So what exactly does cut to fill mean? Cut and fill excavation is also known as excavation and embankment. It’s a process where excavators move and place volumes of material to create optimal terrain for a road, railway or canal. The two terms are defined as follows:
- Cut: Earth that is removed from an area is considered “cut” or excavated earth.
- Fill: Earth that is brought into an area is considered “fill” or embankment earth.
When railways, roads or canals are dug out, the cut material is pushed to fill out nearby hills and embankments. This process is usually accomplished with earthmoving equipment. Bulldozers and excavators remove land from cut locations and transfer it to dump trucks, which carry it to fill locations. Once the land is transferred to the fill location, the filled earth is compacted with a roll-style or plate compactor.
This compacting process removes air before any construction takes place. It’s essential, as it prevents the earth from moving and settling during or after the construction process, which can damage the foundation and building features.
In cut and fill excavation, the ultimate goal is to conserve mass as much as possible. Having more cut than fill results in project managers needing to find somewhere to dump excess rock and soil, while having more fill than cut results in the manager needing to bring in dirt from another location. Both of these outcomes result in extra material, labor and equipment costs. To avoid bringing in or removing excess mass, cut and fill processes are planned in a way to keep cut mass and fill mass approximately the same.

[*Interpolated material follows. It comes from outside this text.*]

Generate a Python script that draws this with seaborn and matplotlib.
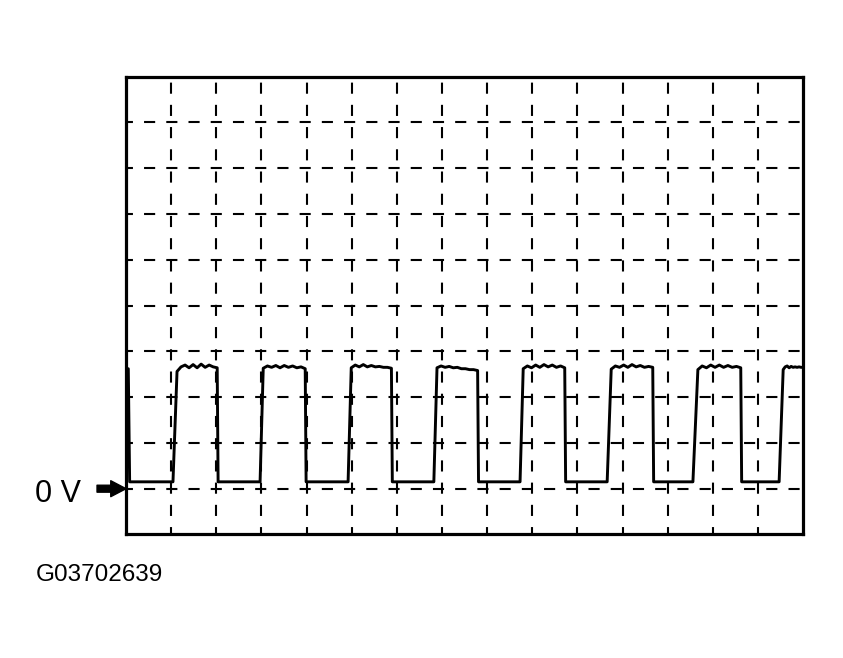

While effective at conserving mass, cut and fill is an expensive process. The cost of this kind of excavation increases as more land is moved and more equipment and labor are needed to do so. To help maximize the use of earth, equipment and labor, site planners often use what is called a cut and fill map.
How Are Cut and Fill Maps Used?
When they’re planning areas where cut and fill is required, designers create drawings called cut and fill diagrams. These diagrams illustrate all the areas where cut or fill are required. Such maps are generated by taking highly precise measurements of the existing topography and elevation, then overlaying a map of the desired topography. In these maps, cut and fill are defined as follows:
- Cut: Areas where the existing elevation exceeds the desired elevation have the “cut” material.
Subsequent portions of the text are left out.